A gente, quando tem uma origem de “beradêro” (matuto), se espanta com as coisas novas e fica com receios ao se aproximarem.
Quando a imagem da televisão chegou ao Cariri, no final dos anos 1960, fui convidado por um companheiro de rádio que possuía aparelho de TV, para assistir, ao vivo, o jogo Paraguai e Brasil, direto de Assunção, pelas eliminatórias da Copa de 1970.
Como o sinal televisivo chegava por meio da CITELC (depois Teleceará e, posteriormente, Telemar), em caráter experimental, imaginei que se tratava de uma pegadinha, termo esse que não era usado naquela época.
Quando me deparei com a imagem do jogo, nítida, em preto e branco, da TV Ceará, pertencente aos Diários Associados e que retransmitia jogos da TV Tupi, foi como uma epifania.
Placar de 3 X 0 para o Brasil, sem maiores dificuldades, com a nossa seleção comandada por João Saldanha, que seria substituído por Zagalo para a Copa do Mundo de 1970, no México.
Em nossa ingenuidade de imberbes 22 anos, dizíamos, de bestas que éramos, o seguinte: “No México, por ser mais distante, a imagem da transmissão não será igual e, provavelmente, estará “chuviscada”.

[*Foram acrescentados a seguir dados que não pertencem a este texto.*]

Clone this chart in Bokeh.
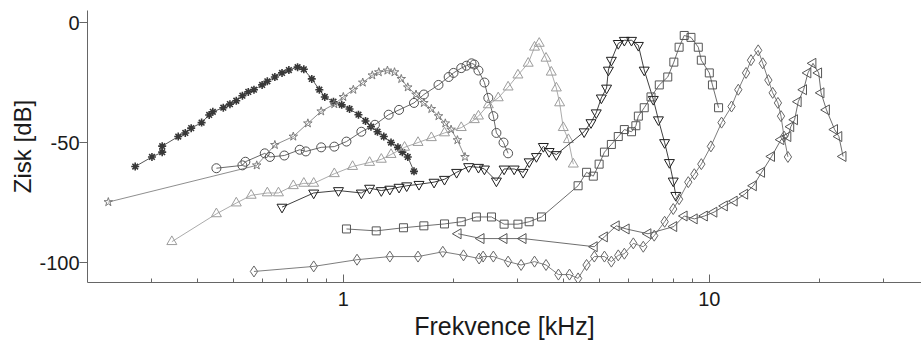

Vê se pode, um negócio desse?
Quando Brasil x Tchecoslováquia se perfilaram para execução dos hinos nacionais, fiquei sem acreditar, diante das imagens ao vivo, tomado por uma emoção inexplicável.
Foi outro arrebatamento naquele instante glorioso. Já como profissional de rádio experimentado, muito tempo depois, jogos televisionados se apresentaram para mim, à princípio, como uma ameaça ao futebol Brasil afora.
Imaginava que os mais importantes jogos dos campeonatos, carioca e paulista, seriam páreos desleais, na preferência do torcedor, para os confrontos estaduais.
Como as transmissões de jogos ao vivo pela TV eram raras, essas coberturas mais freqüentes, imaginava preocupado que teríamos uma desmistificação de clubes e jogadores, num futebol mais acompanhado pelo rádio, até então.
Corríamos o perigo da banalização. O tempo e as mudanças extraordinárias das coisas, quando começamos a sair da era analógica das comunicações, dissiparam os meus receios.
Hoje, damos de cara com TV e futebol caminhando juntos, gerando receitas, sem as quais essa paixão mundial não teria como subsistir.
Em função dessa pandemia miserável, que atinge a tudo e a todos, com o barco do futebol fazendo água, federações e dirigentes de clubes se apressam em fazer a bola rolar, com televisamento de jogos realizados de portões fechados.
Recebem as cotas da televisão e perdem a renda das bilheterias. E claro, obedecendo às restrições sanitaristas impostas pela saúde pública.
São tempos em que a primazia da imagem aparece como solução para que a roda da economia volte a girar no futebol.